Isn't sodomy also an act? Well, bad example. Toe-sucking is an act too but the defining features of that act aren't analogous to the defining features of a gay (or incestuous) sex act. It's not what you're doing, but who you're doing it with.
I guess before the act comes the thought. Consider a man who has a crush on another man. Or a brother who has a crush on his sister. Or any adult who has a crush on a child. Since desires come to us seemingly beyond our control, I'll say any of these is blameless/harmless. (Your mileage may vary?)
It's possible to have any of those thoughts but still refrain from the act. In at least two of those cases (probably exactly two), refraining from the act seems intuitively right. But to distinguish the first act from the other two, Savage needs something more than just distinguishing actions from people.
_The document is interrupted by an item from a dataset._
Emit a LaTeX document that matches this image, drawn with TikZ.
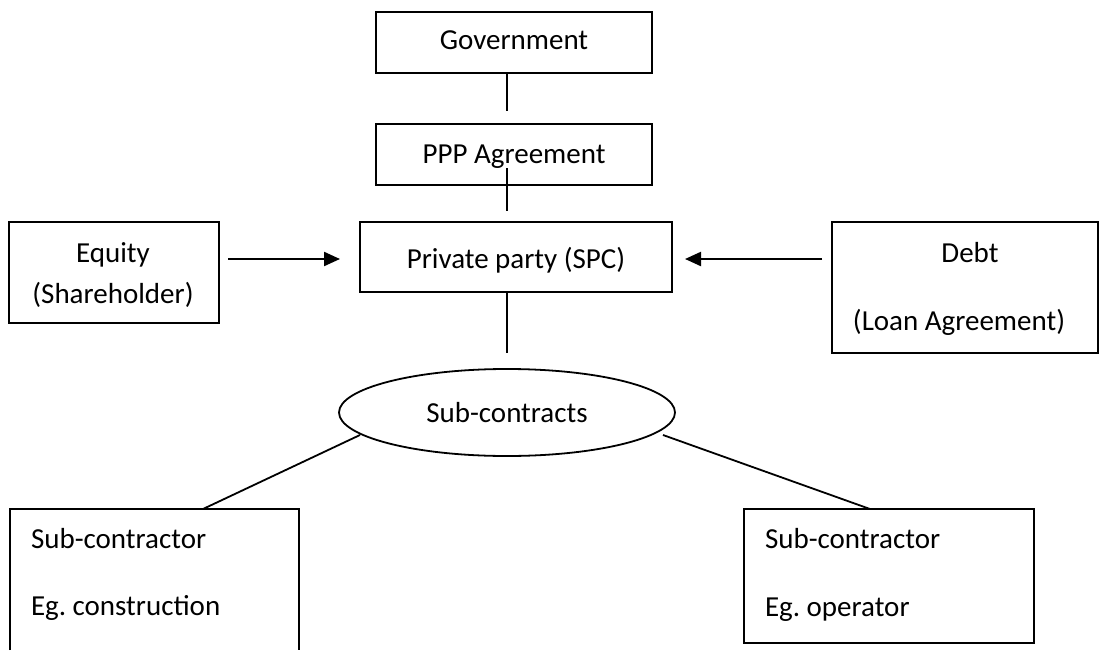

Fortunately he also writes (in response to a different letter):
All families, even the healthiest families, are swept by swirling currents of obligation, guilt, mind games, and emotional blackmail. How can children, even adult children, freely consent to sex with their parents? Likewise, older or more domineering siblings can hold enormous power over their brothers and sisters. How does one divine consent when one sibling is having sex with another, or a son is having sex with his mother, or a father is having sex with his daughter? In those situations, it's impossible to define where "family life" ends and "consent" begins.
The consent issue is also a problem for adult-child sex, but not a problem for gay adults.
(Somewhere here I should mention falling in love but it's unclear what to say about that. I've known gay couples who seemed to be in love. As it happens, I've never known an adult-child or same-family couple who felt that kind of love, at least not that I know of. Is it theoretically possible? *shrug*)
Okay, what do you do if you
are in love with a family member, or with a child? Move on, I suppose, painful though it may be, and find love elsewhere if you can. And here Savage might say something about how a true homosexual
can't fall in love with someone of the opposite sex. (Do there exist people who feel incapable of attraction to adults and/or non-family members? Not that I know of.)
IF (big if, since it's almost certainly false) there were a compelling reason for members of some society to avoid gay liaisons, analogous to the consent issue with incest/child sex, would it follow that the society should admit that it's asking gay people to make a really big sacrifice but nonetheless ask them to make it? The relevance here would be if someone belonged to a religious faith with a strong homosexuality taboo. As far as I can tell I'm not part of such a faith. We're
Reconciled in Christ, and I'm content -- actually pretty happy -- with that.